Make an exact copy of all the entries, but do not reproduce the pictures.

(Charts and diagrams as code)

-- -- --

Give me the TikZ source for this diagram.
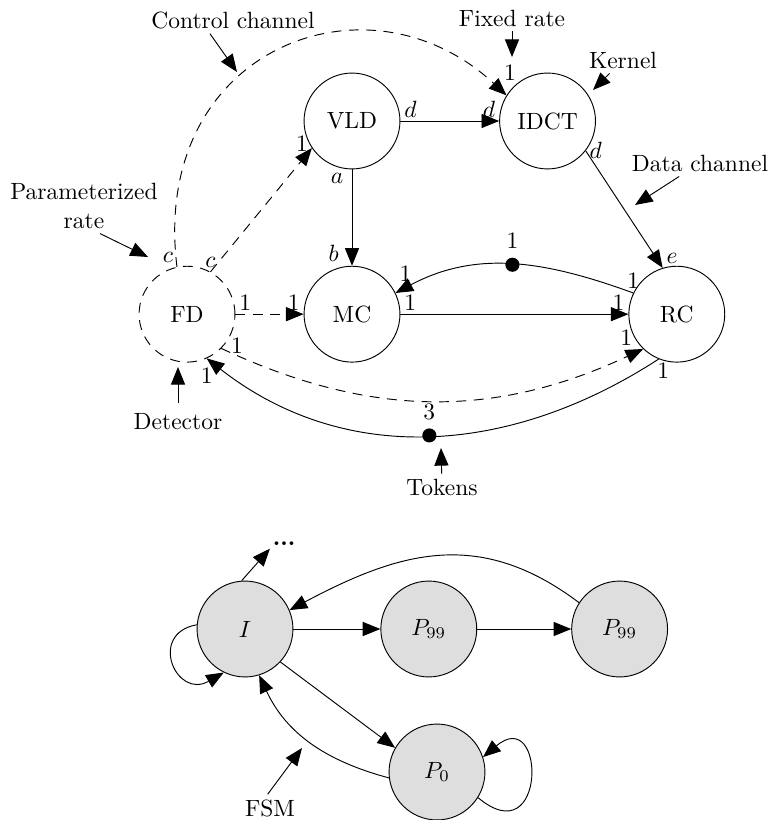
\documentclass[tikz,border=0pt]{standalone}
\usetikzlibrary{arrows.meta, positioning}

\begin{document}
\begin{tikzpicture}[
    x=0.4255pt, y=0.4255pt,
    node distance=41pt,
    actor/.style={circle, draw, minimum size=40.8pt, inner sep=0pt},
    fsmstate/.style={actor, fill=black!13},
    ctrl/.style={dash pattern=on 4.2pt off 3.2pt},
    arrow/.style={-{Triangle[length=7.5pt, width=6pt]}},
    note/.style={inner sep=2pt},
    wt/.style={inner sep=1.5pt},
    token/.style={circle, fill, inner sep=0pt, minimum size=6pt}
]
    \useasboundingbox (0,0) rectangle (774,-820);

    \node[actor] (vld) at (352,-121) {VLD};
    \node[actor, right=42pt of vld] (idct) {IDCT};
    \node[actor, below=of vld] (mc) {MC};
    \node[actor, ctrl, left=29pt of mc] (fd) {FD};
    \node[actor, right=97pt of mc] (rc) {RC};

    \node[note] (ctrltxt) at (233,-20) {Control channel};
    \node[note] (fixtxt) at (512,-18) {Fixed rate};
    \node[note] (kertxt) at (623,-60) {Kernel};
    \node[note] (datatxt) at (700,-163) {Data channel};
    \node[note, align=center] (partxt) at (84,-206) {Parameterized\\rate};
    \node[note] (dettxt) at (178,-422) {Detector};
    \node[note] (toktxt) at (442,-487) {Tokens};
    \coordinate (ctrlpt) at (237,-72);
    \coordinate (fixpt) at (512,-57);
    \coordinate (kerpt) at (593,-90);
    \coordinate (datapt) at (635,-205);
    \coordinate (parpt) at (148,-257);
    \coordinate (detpt) at (178,-367);
    \coordinate (tokpt) at (441,-448);

    \draw[arrow] (vld) -- node[wt, at start, above right] {$d$} node[wt, at end, above left] {$d$} (idct);
    \draw[arrow] (vld) -- node[wt, at start, below left, xshift=-2pt] {$a$} node[wt, at end, above left, xshift=-4pt] {$b$} (mc);
    \draw[arrow] (idct.-38) -- node[wt, at start, right] {$d$} node[wt, at end, above right] {$e$} (rc.107);
    \draw[arrow, ctrl] (fd.61) -- node[wt, at start, above] {$c$} node[wt, at end, left, yshift=2pt] {1} (vld.214);
    \draw[arrow, ctrl] (fd.102) to[out=97, in=137, out distance=93.6pt, in distance=80.8pt] node[wt, at start, above left] {$c$} node[wt, at end, above, xshift=1.5pt, yshift=4.5pt] {1} (idct.148);
    \draw[arrow, ctrl] (fd) -- node[wt, at start, above right] {1} node[wt, at end, above left] {1} (mc);
    \draw[arrow, ctrl] (fd.-45) to[out=-25, in=-155] node[wt, at start, right, xshift=2.5pt, yshift=1pt] {1} node[wt, at end, above left, xshift=-3pt] {1} (rc.-134);
    \draw[arrow] (mc) -- node[wt, at start, above right] {1} node[wt, at end, above left] {1} (rc);
    \draw[arrow] (rc.154) to[out=160, in=28] node[token, midway, label=above:1] (tok1) {} node[wt, at start, above] {1} node[wt, at end, above right, yshift=3pt] {1} (mc.26);
    \draw[arrow] (rc.248) to[out=213, in=-38] node[token, midway, label=above:3] (tok3) {} node[wt, at start, below, xshift=2pt] {1} node[wt, at end, below, yshift=-2.5pt] {1} (fd.-66);

    \draw[arrow] ([xshift=-9.8pt]ctrltxt.south) -- (ctrlpt);
    \draw[arrow] (fixtxt) -- (fixpt);
    \draw[arrow] (kertxt) -- (kerpt);
    \draw[arrow] (datatxt) -- (datapt);
    \draw[arrow] ([xshift=6.8pt]partxt.south) -- (parpt);
    \draw[arrow] ([yshift=2.5pt]dettxt.north) -- (detpt);
    \draw[arrow] (toktxt) -- (tokpt);

    \node[fsmstate] (sI) at (245,-629) {$I$};
    \node[fsmstate, right=37pt of sI] (sPa) {$P_{99}$};
    \node[fsmstate, right=40pt of sPa] (sPb) {$P_{99}$};
    \node[fsmstate] (sP0) at (437,-772) {$P_0$};
    \node[inner sep=1pt] (more) at (284,-544) {\textbf{...}};
    \node[note] (fsmtxt) at (270,-808) {FSM};
    \coordinate (fsmpt) at (302,-748);

    \draw[arrow] (sI.175) to[out=190, in=210, out distance=21.3pt, in distance=23.4pt] (sI.244);
    \draw[arrow] (sI.94) -- (more.south west);
    \draw[arrow] (sI) -- (sPa);
    \draw[arrow] (sPa) -- (sPb);
    \draw[arrow] (sPb.147) to[out=143, in=28, looseness=1.1] (sI.23);
    \draw[arrow] (sI.-43) -- (sP0.150);
    \draw[arrow] (sP0.187) to[out=165, in=-65] (sI.-73);
    \draw[arrow] (sP0.-32) to[out=-40, in=40, out distance=38.3pt, in distance=35pt] (sP0.18);
    \draw[arrow] ([xshift=-1pt]fsmtxt.north) -- (fsmpt);
\end{tikzpicture}
\end{document}
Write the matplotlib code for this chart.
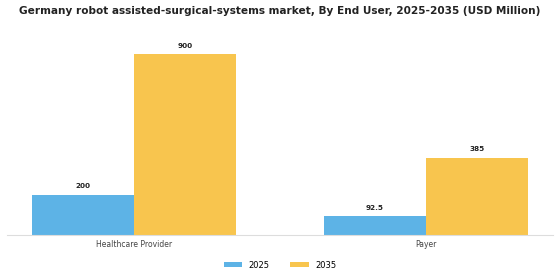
import matplotlib
matplotlib.use("Agg")
import matplotlib.pyplot as plt
import numpy as np

categories = ["Healthcare Provider", "Payer"]
years = ["2025", "2035"]
values_2025 = [200, 92.5]
values_2035 = [900, 385]
labels_2025 = ["200", "92.5"]
labels_2035 = ["900", "385"]
colors = ["#5DB3E6", "#F8C54E"]

fig = plt.figure(figsize=(5.6, 2.8), dpi=100)
ax = fig.add_axes([0.0125, 0.161, 0.975, 0.71])
x = np.arange(len(categories))
w = 0.35
b1 = ax.bar(x - w/2, values_2025, w, color=colors[0], label=years[0])
b2 = ax.bar(x + w/2, values_2035, w, color=colors[1], label=years[1])
for bars, labs in ((b1, labels_2025), (b2, labels_2035)):
    for r, t in zip(bars, labs):
        ax.annotate(t, (r.get_x() + r.get_width()/2, r.get_height()),
                    xytext=(0, 4), textcoords="offset points",
                    ha="center", va="bottom", fontsize=5.2, fontweight="bold", color="#222222")
ax.set_xlim(-0.435, 1.435)
ax.set_ylim(0, 990)
ax.set_xticks(x)
ax.set_xticklabels(categories, fontsize=5.5, color="#444444")
ax.tick_params(axis="x", length=0, pad=4)
ax.set_yticks([])
for s in ["top", "right", "left"]:
    ax.spines[s].set_visible(False)
ax.spines["bottom"].set_color("#dddddd")
ax.spines["bottom"].set_linewidth(0.8)
fig.suptitle("Germany robot assisted-surgical-systems market, By End User, 2025-2035 (USD Million)",
             fontsize=7.6, fontweight="bold", y=0.98, color="#222222")
fig.legend(loc="lower center", ncol=2, bbox_to_anchor=(0.5, 0.01), frameon=False,
           fontsize=6, handlelength=2.2, handleheight=0.5, columnspacing=2.5)
fig.savefig("out.png", dpi=100)
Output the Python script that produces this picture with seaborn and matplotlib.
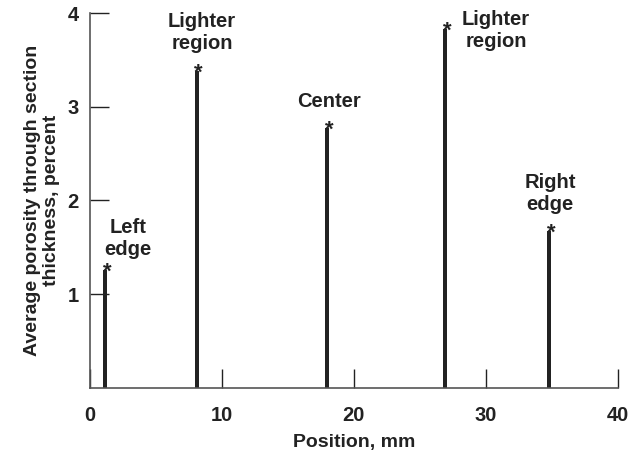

-- -- --

## THE SOLUTION
Give me the TikZ source for this diagram.
\documentclass[tikz,border=0pt]{standalone}
\usetikzlibrary{arrows.meta, positioning}

\begin{document}
\begin{tikzpicture}[
    x=0.4255pt, y=0.4255pt,
    node distance=41pt,
    actor/.style={circle, draw, minimum size=40.8pt, inner sep=0pt},
    fsmstate/.style={actor, fill=black!13},
    ctrl/.style={dash pattern=on 4.2pt off 3.2pt},
    arrow/.style={-{Triangle[length=7.5pt, width=6pt]}},
    note/.style={inner sep=2pt},
    wt/.style={inner sep=1.5pt},
    token/.style={circle, fill, inner sep=0pt, minimum size=6pt}
]
    \useasboundingbox (0,0) rectangle (774,-820);

    \node[actor] (vld) at (352,-121) {VLD};
    \node[actor, right=42pt of vld] (idct) {IDCT};
    \node[actor, below=of vld] (mc) {MC};
    \node[actor, ctrl, left=29pt of mc] (fd) {FD};
    \node[actor, right=97pt of mc] (rc) {RC};

    \node[note] (ctrltxt) at (233,-20) {Control channel};
    \node[note] (fixtxt) at (512,-18) {Fixed rate};
    \node[note] (kertxt) at (623,-60) {Kernel};
    \node[note] (datatxt) at (700,-163) {Data channel};
    \node[note, align=center] (partxt) at (84,-206) {Parameterized\\rate};
    \node[note] (dettxt) at (178,-422) {Detector};
    \node[note] (toktxt) at (442,-487) {Tokens};
    \coordinate (ctrlpt) at (237,-72);
    \coordinate (fixpt) at (512,-57);
    \coordinate (kerpt) at (593,-90);
    \coordinate (datapt) at (635,-205);
    \coordinate (parpt) at (148,-257);
    \coordinate (detpt) at (178,-367);
    \coordinate (tokpt) at (441,-448);

    \draw[arrow] (vld) -- node[wt, at start, above right] {$d$} node[wt, at end, above left] {$d$} (idct);
    \draw[arrow] (vld) -- node[wt, at start, below left, xshift=-2pt] {$a$} node[wt, at end, above left, xshift=-4pt] {$b$} (mc);
    \draw[arrow] (idct.-38) -- node[wt, at start, right] {$d$} node[wt, at end, above right] {$e$} (rc.107);
    \draw[arrow, ctrl] (fd.61) -- node[wt, at start, above] {$c$} node[wt, at end, left, yshift=2pt] {1} (vld.214);
    \draw[arrow, ctrl] (fd.102) to[out=97, in=137, out distance=93.6pt, in distance=80.8pt] node[wt, at start, above left] {$c$} node[wt, at end, above, xshift=1.5pt, yshift=4.5pt] {1} (idct.148);
    \draw[arrow, ctrl] (fd) -- node[wt, at start, above right] {1} node[wt, at end, above left] {1} (mc);
    \draw[arrow, ctrl] (fd.-45) to[out=-25, in=-155] node[wt, at start, right, xshift=2.5pt, yshift=1pt] {1} node[wt, at end, above left, xshift=-3pt] {1} (rc.-134);
    \draw[arrow] (mc) -- node[wt, at start, above right] {1} node[wt, at end, above left] {1} (rc);
    \draw[arrow] (rc.154) to[out=160, in=28] node[token, midway, label=above:1] (tok1) {} node[wt, at start, above] {1} node[wt, at end, above right, yshift=3pt] {1} (mc.26);
    \draw[arrow] (rc.248) to[out=213, in=-38] node[token, midway, label=above:3] (tok3) {} node[wt, at start, below, xshift=2pt] {1} node[wt, at end, below, yshift=-2.5pt] {1} (fd.-66);

    \draw[arrow] ([xshift=-9.8pt]ctrltxt.south) -- (ctrlpt);
    \draw[arrow] (fixtxt) -- (fixpt);
    \draw[arrow] (kertxt) -- (kerpt);
    \draw[arrow] (datatxt) -- (datapt);
    \draw[arrow] ([xshift=6.8pt]partxt.south) -- (parpt);
    \draw[arrow] ([yshift=2.5pt]dettxt.north) -- (detpt);
    \draw[arrow] (toktxt) -- (tokpt);

    \node[fsmstate] (sI) at (245,-629) {$I$};
    \node[fsmstate, right=37pt of sI] (sPa) {$P_{99}$};
    \node[fsmstate, right=40pt of sPa] (sPb) {$P_{99}$};
    \node[fsmstate] (sP0) at (437,-772) {$P_0$};
    \node[inner sep=1pt] (more) at (284,-544) {\textbf{...}};
    \node[note] (fsmtxt) at (270,-808) {FSM};
    \coordinate (fsmpt) at (302,-748);

    \draw[arrow] (sI.175) to[out=190, in=210, out distance=21.3pt, in distance=23.4pt] (sI.244);
    \draw[arrow] (sI.94) -- (more.south west);
    \draw[arrow] (sI) -- (sPa);
    \draw[arrow] (sPa) -- (sPb);
    \draw[arrow] (sPb.147) to[out=143, in=28, looseness=1.1] (sI.23);
    \draw[arrow] (sI.-43) -- (sP0.150);
    \draw[arrow] (sP0.187) to[out=165, in=-65] (sI.-73);
    \draw[arrow] (sP0.-32) to[out=-40, in=40, out distance=38.3pt, in distance=35pt] (sP0.18);
    \draw[arrow] ([xshift=-1pt]fsmtxt.north) -- (fsmpt);
\end{tikzpicture}
\end{document}
Write the matplotlib code for this chart.
import matplotlib
matplotlib.use("Agg")
import matplotlib.pyplot as plt
import numpy as np

categories = ["Healthcare Provider", "Payer"]
years = ["2025", "2035"]
values_2025 = [200, 92.5]
values_2035 = [900, 385]
labels_2025 = ["200", "92.5"]
labels_2035 = ["900", "385"]
colors = ["#5DB3E6", "#F8C54E"]

fig = plt.figure(figsize=(5.6, 2.8), dpi=100)
ax = fig.add_axes([0.0125, 0.161, 0.975, 0.71])
x = np.arange(len(categories))
w = 0.35
b1 = ax.bar(x - w/2, values_2025, w, color=colors[0], label=years[0])
b2 = ax.bar(x + w/2, values_2035, w, color=colors[1], label=years[1])
for bars, labs in ((b1, labels_2025), (b2, labels_2035)):
    for r, t in zip(bars, labs):
        ax.annotate(t, (r.get_x() + r.get_width()/2, r.get_height()),
                    xytext=(0, 4), textcoords="offset points",
                    ha="center", va="bottom", fontsize=5.2, fontweight="bold", color="#222222")
ax.set_xlim(-0.435, 1.435)
ax.set_ylim(0, 990)
ax.set_xticks(x)
ax.set_xticklabels(categories, fontsize=5.5, color="#444444")
ax.tick_params(axis="x", length=0, pad=4)
ax.set_yticks([])
for s in ["top", "right", "left"]:
    ax.spines[s].set_visible(False)
ax.spines["bottom"].set_color("#dddddd")
ax.spines["bottom"].set_linewidth(0.8)
fig.suptitle("Germany robot assisted-surgical-systems market, By End User, 2025-2035 (USD Million)",
             fontsize=7.6, fontweight="bold", y=0.98, color="#222222")
fig.legend(loc="lower center", ncol=2, bbox_to_anchor=(0.5, 0.01), frameon=False,
           fontsize=6, handlelength=2.2, handleheight=0.5, columnspacing=2.5)
fig.savefig("out.png", dpi=100)
Output the Python script that produces this picture with seaborn and matplotlib.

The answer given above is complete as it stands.